Le groupe de François que je trouve au gîte Lombard est très sympa et bien sûr assez jeune. Il y a 12 personnes, dont 4 ou 5 centraliens et beaucoup de pièces rapportées. Je ne connais qu’Alexis, que François avait emmené dans deux randonnées que j’avais organisées (tour de la Bernina et traversée de Roche Melon). Le gîte Lombard est organisé comme un refuge, avec des dortoirs. La cuisine est particulièrement bonne (sans doute meilleure que chez Paluel aujourd'hui).

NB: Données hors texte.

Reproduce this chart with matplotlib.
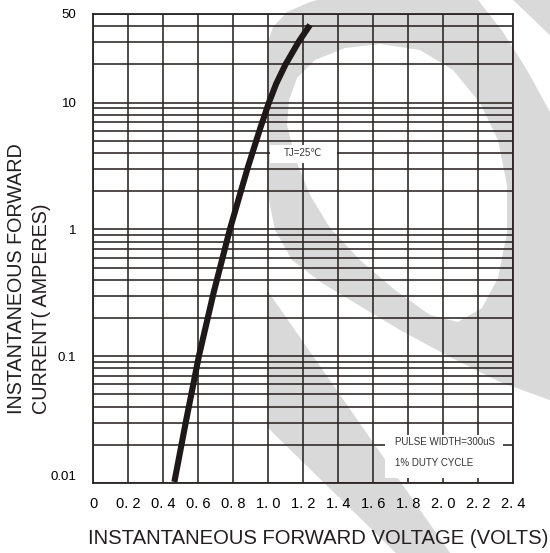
import matplotlib
matplotlib.use("Agg")
import matplotlib.pyplot as plt
import matplotlib.ticker as mticker
from matplotlib.patches import Polygon, Rectangle, PathPatch
from matplotlib.path import Path
from matplotlib.transforms import Affine2D
import numpy as np

# ---------------- data ----------------
voltage = [0.465, 0.533, 0.605, 0.689, 0.782, 0.845, 0.887, 0.956, 1.005,
           1.047, 1.10, 1.174, 1.24]
current = [0.0102, 0.0316, 0.1, 0.316, 1.0, 2.0, 3.16, 6.3, 10.0,
           14.1, 20.0, 30.0, 41.0]

x_ticks = [0, 0.2, 0.4, 0.6, 0.8, 1.0, 1.2, 1.4, 1.6, 1.8, 2.0, 2.2, 2.4]
x_tick_labels = ["0", "0. 2", "0. 4", "0. 6", "0. 8", "1. 0", "1. 2", "1. 4",
                 "1. 6", "1. 8", "2. 0", "2. 2", "2. 4"]
y_ticks = [0.01, 0.1, 1, 10, 50]
y_tick_labels = ["0.01", "0.1", "1", "10", "50"]

x_label = "INSTANTANEOUS FORWARD VOLTAGE (VOLTS)"
y_label_line1 = "INSTANTANEOUS FORWARD"
y_label_line2 = "CURRENT( AMPERES)"
note_tj = "TJ=25\u2103"
note_pulse1 = "PULSE WIDTH=300uS"
note_pulse2 = "1% DUTY CYCLE"

# ---------------- style ----------------
plt.rcParams["font.family"] = ["Liberation Sans", "DejaVu Sans"]
W, H = 550, 553
GRID = "#2a2424"
CURVE = "#1e1918"
WM = "#d9d9d9"

fig = plt.figure(figsize=(W / 100, H / 100), dpi=100)
fig.patch.set_facecolor("white")

# watermark (decorative background), drawn in pixel coordinates
px = Affine2D().scale(1 / W, -1 / H).translate(0, 1) + fig.transFigure
outer = [(267, 45), (273, 27), (287, 12), (310, 2), (340, -6), (400, -12), (470, -8),
         (478, 0), (503, 32), (527, 70), (550, 112), (575, 160), (590, 260),
         (580, 360), (555, 402), (500, 382), (450, 357), (400, 330), (360, 306),
         (322, 283), (292, 260), (275, 230), (267, 190)]
inner = [(287, 125), (289, 100), (297, 78), (315, 60), (345, 48), (380, 44),
         (420, 50), (453, 70), (480, 103), (498, 140), (507, 185), (507, 233),
         (498, 278), (482, 308), (458, 322), (430, 315), (395, 290), (360, 260),
         (330, 228), (310, 195), (296, 160)]
inner_r = inner[::-1]
verts = outer + [outer[0]] + inner_r + [inner_r[0]]
codes = ([Path.MOVETO] + [Path.LINETO] * (len(outer) - 1) + [Path.CLOSEPOLY] +
         [Path.MOVETO] + [Path.LINETO] * (len(inner_r) - 1) + [Path.CLOSEPOLY])
fig.add_artist(PathPatch(Path(verts, codes), facecolor=WM, edgecolor="none",
                         transform=px, zorder=-5))
fig.add_artist(Polygon([(267, 290), (455, 560), (403, 560), (267, 427)],
                       closed=True, facecolor=WM, edgecolor="none",
                       transform=px, zorder=-5))
fig.add_artist(Polygon([(508, -5), (560, -5), (560, 45)], closed=True,
                       facecolor=WM, edgecolor="none", transform=px, zorder=-5))

# axes
ax = fig.add_axes([93 / W, 1 - 483 / H, 420 / W, 469 / H])
ax.set_facecolor("none")
ax.set_yscale("log")
ax.set_xlim(0, 2.4)
ax.set_ylim(0.01, 50)

ax.set_xticks(x_ticks)
ax.set_xticklabels(x_tick_labels, fontsize=10.5)
ax.set_yticks(y_ticks)
ax.set_yticklabels(y_tick_labels, fontsize=9.5)
ax.yaxis.set_minor_locator(mticker.LogLocator(base=10, subs=np.arange(2, 10)))
ax.yaxis.set_minor_formatter(mticker.NullFormatter())
ax.tick_params(which="both", length=0)
ax.tick_params(axis="x", pad=10)
ax.tick_params(axis="y", pad=12)
for lbl in ax.get_yticklabels():
    if lbl.get_text() == "0.01":
        lbl.set_va("bottom")

ax.grid(which="both", axis="y", color=GRID, lw=1.15)
ax.grid(which="major", axis="x", color=GRID, lw=1.15)
for s in ax.spines.values():
    s.set_color(GRID)
    s.set_linewidth(1.3)

ax.plot(voltage, current, color=CURVE, lw=4.4, solid_capstyle="butt",
        solid_joinstyle="round", zorder=5)

# annotation boxes
ax.add_patch(Rectangle((0.421, 0.682), 0.16, 0.039, transform=ax.transAxes,
                       facecolor="white", edgecolor="none", zorder=3))
ax.text(1.2, 4.0, note_tj, fontsize=7, ha="center", va="center", color="#333333",
        zorder=4)
ax.add_patch(Rectangle((0.695, 0.011), 0.281, 0.091, transform=ax.transAxes,
                       facecolor="white", edgecolor="none", zorder=3))
ax.text(0.719, 0.0874, note_pulse1, transform=ax.transAxes, fontsize=7,
        ha="left", va="center", color="#333333", zorder=4)
ax.text(0.719, 0.0426, note_pulse2, transform=ax.transAxes, fontsize=7,
        ha="left", va="center", color="#333333", zorder=4)

# axis titles
fig.text(318 / W, 1 - 539 / H, x_label, fontsize=14.6, ha="center", va="center",
         color="#231f20")
fig.text(17 / W, 1 - 414 / H, y_label_line1, fontsize=14.2, rotation=90,
         ha="center", va="bottom", color="#231f20")
fig.text(42 / W, 1 - 414 / H, y_label_line2, fontsize=14.2, rotation=90,
         ha="center", va="bottom", color="#231f20")

fig.savefig("out.png", dpi=100, facecolor="white")
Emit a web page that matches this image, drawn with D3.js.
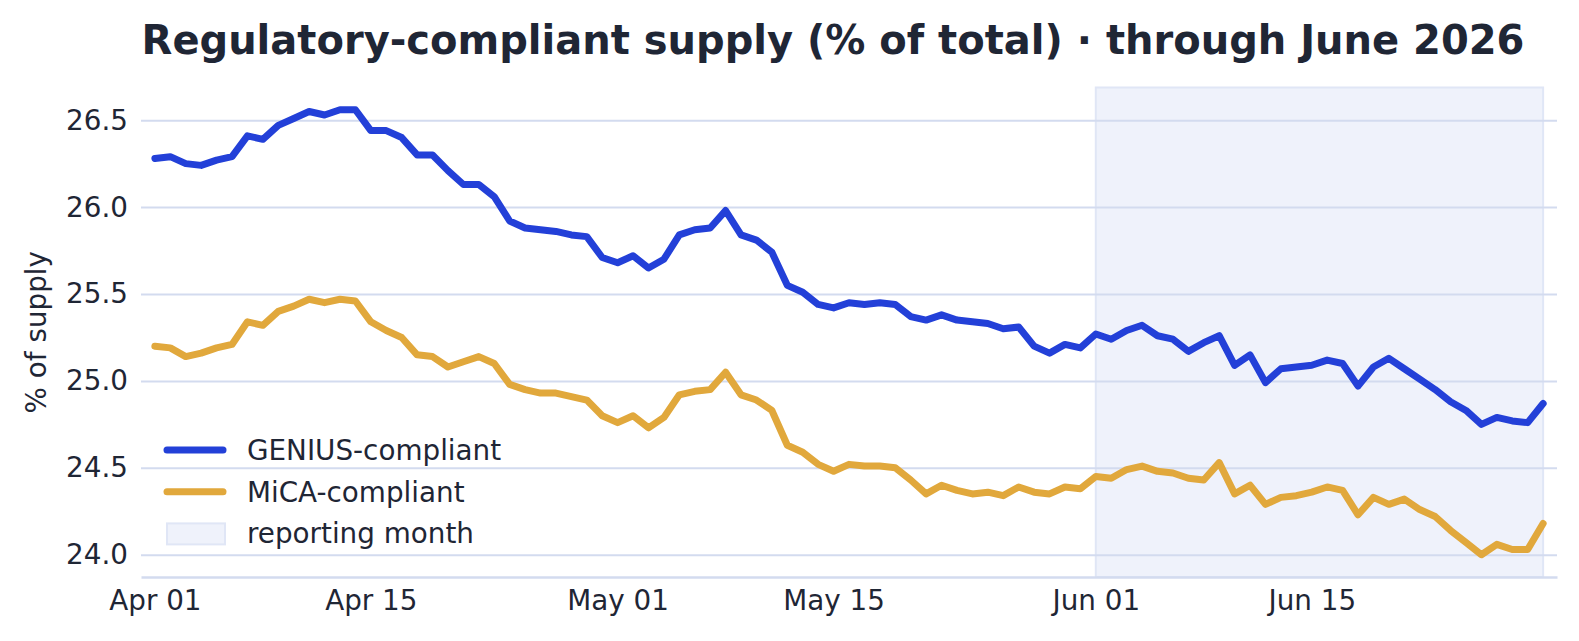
<!DOCTYPE html>
<meta charset="utf-8">
<style>
  body { margin: 0; background: #fff; }
  text { font-family: "DejaVu Sans", sans-serif; fill: #1f2635; }
</style>
<body>
<script src="https://cdn.jsdelivr.net/npm/d3@7"></script>
<script>

// daily series, Apr 01 .. Jun 30 2026
var startDate = new Date(2026, 3, 1),
    endDate = new Date(2026, 5, 30);

var genius = [
  26.28, 26.29, 26.25, 26.24, 26.27, 26.29, 26.41, 26.39, 26.47, 26.51,
  26.55, 26.53, 26.56, 26.56, 26.44, 26.44, 26.40, 26.30, 26.30, 26.21,
  26.13, 26.13, 26.06, 25.92, 25.88, 25.87, 25.86, 25.84, 25.83, 25.71,
  25.68, 25.72, 25.65, 25.70, 25.84, 25.87, 25.88, 25.98, 25.84, 25.81,
  25.74, 25.55, 25.51, 25.44, 25.42, 25.45, 25.44, 25.45, 25.44, 25.37,
  25.35, 25.38, 25.35, 25.34, 25.33, 25.30, 25.31, 25.20, 25.16, 25.21,
  25.19, 25.27, 25.24, 25.29, 25.32, 25.26, 25.24, 25.17, 25.22, 25.26,
  25.09, 25.15, 24.99, 25.07, 25.08, 25.09, 25.12, 25.10, 24.97, 25.08,
  25.13, 25.07, 25.01, 24.95, 24.88, 24.83, 24.75, 24.79, 24.77, 24.76,
  24.87
];

var mica = [
  25.20, 25.19, 25.14, 25.16, 25.19, 25.21, 25.34, 25.32, 25.40, 25.43,
  25.47, 25.45, 25.47, 25.46, 25.34, 25.29, 25.25, 25.15, 25.14, 25.08,
  25.11, 25.14, 25.10, 24.98, 24.95, 24.93, 24.93, 24.91, 24.89, 24.80,
  24.76, 24.80, 24.73, 24.79, 24.92, 24.94, 24.95, 25.05, 24.92, 24.89,
  24.83, 24.63, 24.59, 24.52, 24.48, 24.52, 24.51, 24.51, 24.50, 24.43,
  24.35, 24.40, 24.37, 24.35, 24.36, 24.34, 24.39, 24.36, 24.35, 24.39,
  24.38, 24.45, 24.44, 24.49, 24.51, 24.48, 24.47, 24.44, 24.43, 24.53,
  24.35, 24.40, 24.29, 24.33, 24.34, 24.36, 24.39, 24.37, 24.23, 24.33,
  24.29, 24.32, 24.26, 24.22, 24.14, 24.07, 24.00, 24.06, 24.03, 24.03,
  24.18
];

var yTicks = [24.0, 24.5, 25.0, 25.5, 26.0, 26.5];
var xTicks = ["2026-04-01", "2026-04-15", "2026-05-01", "2026-05-15", "2026-06-01", "2026-06-15"];
var reportStart = new Date(2026, 5, 1);

var seriesNames = ["GENIUS-compliant", "MiCA-compliant"],
    seriesColors = ["#2340d8", "#e1a83c"];

var dates = d3.timeDay.range(startDate, d3.timeDay.offset(endDate, 1));

var W = 1579, H = 641,
    plotL = 141, plotR = 1557, plotT = 87.5, plotB = 577;

var svg = d3.select("body").append("svg")
    .attr("width", W)
    .attr("height", H);

// small margin on both ends like matplotlib's default padding
var pad = 0.9 * 864e5;
var x = d3.scaleTime()
    .domain([new Date(+startDate - pad), new Date(+endDate + pad)])
    .range([plotL, plotR]);

var ext = d3.extent(genius.concat(mica)),
    ypad = (ext[1] - ext[0]) * 0.05;
var y = d3.scaleLinear()
    .domain([ext[0] - ypad, ext[1] + ypad])
    .range([plotB, plotT]);

// reporting month band
svg.append("rect")
    .attr("x", x(reportStart))
    .attr("y", plotT)
    .attr("width", x(endDate) - x(reportStart))
    .attr("height", plotB - plotT)
    .style("fill", "#eff2fb")
    .style("stroke", "#e0e6f6")
    .style("stroke-width", 2);

// gridlines + y labels
var yAxis = d3.axisLeft(y)
    .tickValues(yTicks)
    .tickFormat(d3.format(".1f"))
    .tickSize(-(plotR - plotL))
    .tickPadding(13);

svg.append("g")
    .attr("transform", "translate(" + plotL + ",0)")
    .call(yAxis)
    .call(function(g) {
      g.select(".domain").remove();
      g.selectAll(".tick line").style("stroke", "#d3dbef").style("stroke-width", 2);
      g.selectAll(".tick text")
          .style("font-size", "27.8px")
          .style("fill", "#1f2635");
    });

var xAxis = d3.axisBottom(x)
    .tickValues(xTicks.map(function(d) { return d3.timeParse("%Y-%m-%d")(d); }))
    .tickFormat(d3.timeFormat("%b %d"))
    .tickSize(0)
    .tickPadding(13.5);

svg.append("g")
    .attr("transform", "translate(0," + plotB + ")")
    .call(xAxis)
    .call(function(g) {
      g.select(".domain").style("stroke", "#d3dbef").style("stroke-width", 2.5);
      g.selectAll(".tick text")
          .style("font-size", "27.8px")
          .style("fill", "#1f2635");
    });

// lines
var line = d3.line()
    .x(function(d, i) { return x(dates[i]); })
    .y(function(d) { return y(d); });

svg.selectAll("path.series")
    .data([genius, mica])
  .enter().append("path")
    .attr("class", "series")
    .attr("d", line)
    .style("fill", "none")
    .style("stroke", function(d, i) { return seriesColors[i]; })
    .style("stroke-width", 7)
    .style("stroke-linejoin", "round")
    .style("stroke-linecap", "round");

// title + y label
svg.append("text")
    .attr("x", 833)
    .attr("y", 54)
    .attr("text-anchor", "middle")
    .style("font-size", "40px")
    .style("font-weight", "bold")
    .text("Regulatory-compliant supply (% of total) \u00b7 through June 2026");

svg.append("text")
    .attr("transform", "translate(46," + ((plotT + plotB) / 2) + ") rotate(-90)")
    .attr("text-anchor", "middle")
    .style("font-size", "27.8px")
    .text("% of supply");

// legend
var legend = svg.append("g").attr("transform", "translate(167,450)");
var rowH = 41.7;

seriesNames.forEach(function(name, i) {
  legend.append("line")
      .attr("x1", 0).attr("x2", 56)
      .attr("y1", i * rowH).attr("y2", i * rowH)
      .style("stroke", seriesColors[i])
      .style("stroke-width", 7)
      .style("stroke-linecap", "round");
  legend.append("text")
      .attr("x", 80).attr("y", i * rowH + 10)
      .style("font-size", "27.8px")
      .text(name);
});

legend.append("rect")
    .attr("x", 0).attr("y", 2 * rowH - 10)
    .attr("width", 58).attr("height", 21)
    .style("fill", "#eff2fb")
    .style("stroke", "#e0e6f6")
    .style("stroke-width", 2);
legend.append("text")
    .attr("x", 80).attr("y", 2 * rowH + 10)
    .style("font-size", "27.8px")
    .text("reporting month");

</script>
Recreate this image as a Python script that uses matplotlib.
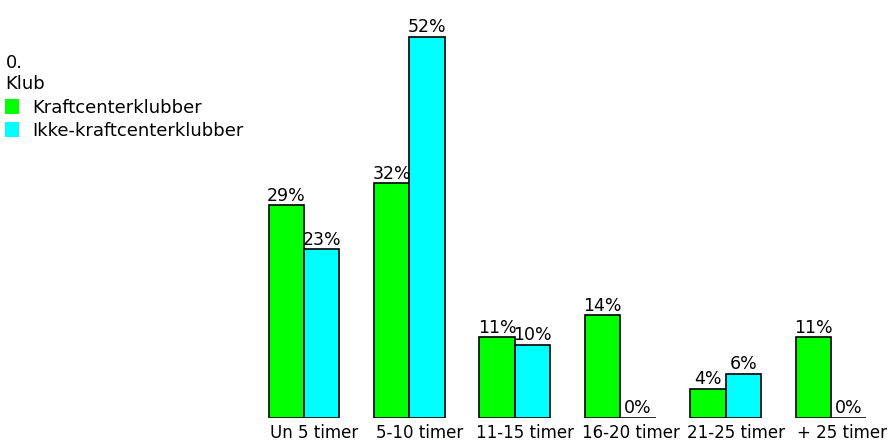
import numpy as np
import matplotlib.pyplot as plt
from matplotlib.patches import Patch

categories = ["Un 5 timer", "5-10 timer", "11-15 timer", "16-20 timer", "21-25 timer", "+ 25 timer"]
kraft = [29, 32, 11, 14, 4, 11]
ikke = [23, 52, 10, 0, 6, 0]
series_names = ["Kraftcenterklubber", "Ikke-kraftcenterklubber"]

plt.rcParams['font.family'] = ['DejaVu Sans']
fs = 12.5

fig = plt.figure(figsize=(8.92, 4.45), dpi=100)
ax = fig.add_axes([0.2817, 0.0607, 0.709, 0.906])

x = np.arange(len(categories))
w = 0.335
b1 = ax.bar(x - w / 2, kraft, w, color="#00ff00", edgecolor="black", linewidth=1.2)
b2 = ax.bar(x + w / 2, ikke, w, color="#00ffff", edgecolor="black", linewidth=1.2)

for bars, vals in ((b1, kraft), (b2, ikke)):
    for r, v in zip(bars, vals):
        ax.annotate(f"{v}%", (r.get_x() + r.get_width() / 2, v), xytext=(0, 0.5),
                    textcoords="offset points", ha="center", va="bottom", fontsize=fs)

ax.set_xlim(-0.5, 5.5)
ax.set_ylim(0, 55)
ax.set_xticks(x + 0.1)
ax.set_xticklabels(categories, fontsize=12)
ax.tick_params(axis="x", length=0, pad=4)
ax.set_yticks([])
for s in ax.spines.values():
    s.set_visible(False)

handles = [Patch(facecolor="#00ff00"), Patch(facecolor="#00ffff")]
leg = fig.legend(handles, series_names, title="0.\nKlub", loc="upper left",
                 bbox_to_anchor=(0.0, 0.89), frameon=False, fontsize=13,
                 title_fontsize=13, alignment="left", handlelength=0.75,
                 handleheight=0.9, handletextpad=0.75, labelspacing=0.3,
                 borderaxespad=0, borderpad=0.3)

fig.savefig("out.png", dpi=100)
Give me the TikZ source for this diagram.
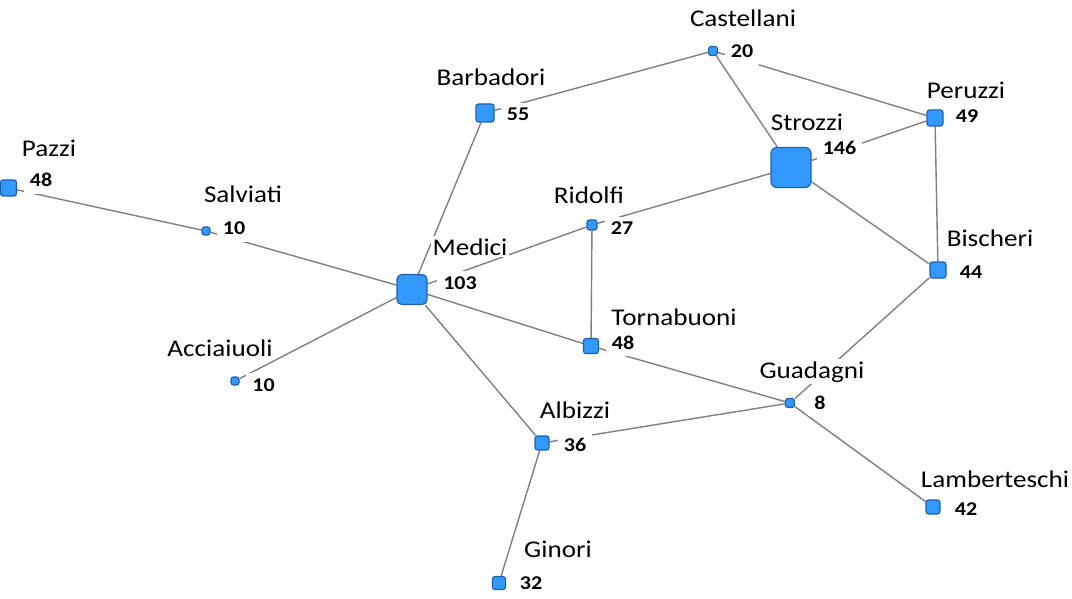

Le lendemain, c'est la Tête de Fer (1300m du refuge), grande classique du coin. On part vers 8 heures du refuge seulement. Il faut dire que les conditions sont hivernales et qu'il n'y a pas à craindre que la neige se transforme en soupe. Je réussis à arriver au sommet (la deuxième fois en hiver et la cinquième fois en comptant l'été), mais bon dernier. Ce n'est plus tellement mon âge pour aller avec ces jeunes qui attaquent à fond. Il y a même un petit groupe qui après être redescendu une partie de la Tête de Fer, décide de remonter à la Tête de l'Aigle, un autre sommet sur la droite qui donne sur un vallon parallèle et permet de rejoindre directement Larche. Je l'ai fait l'année dernière, mais aujourd’hui je n'ai même pas envisagé une seconde cette remontée…!
Dimanche, l'objectif était d'aller à l'Enchastraye par le vallon de Pouriac. Je pensais accompagner le groupe un bout de chemin, puis redescendre et prendre la route pour Gap et le train de 16h08 pour Paris. Mais ce matin il faisait -20° dehors et Chaussette a trouvé que ce n'était pas une température correcte pour démarrer. Aussi je me suis contenté d'une ballade vers la Tétasse, au-dessus du vallon du Pis. Très belle descente dans une neige poudreuse et dernier coup d’œil au Boisset.
De retour à Larche, vers midi, il fait un peu moins froid et Chaussette, qui se sent mieux, consent à démarrer. Direction Gap et train pour Paris (TGV à Valence, durée totale du trajet 4h40). Chaussette est abandonnée dans un parking près de la gare.
François lui aura réalisé la traversée de l'Enchastraye avec son groupe et une descente par le Lauzanier. Le lendemain il faisait la Tête de Platasse et rentrait coucher à Lurs chez un ami.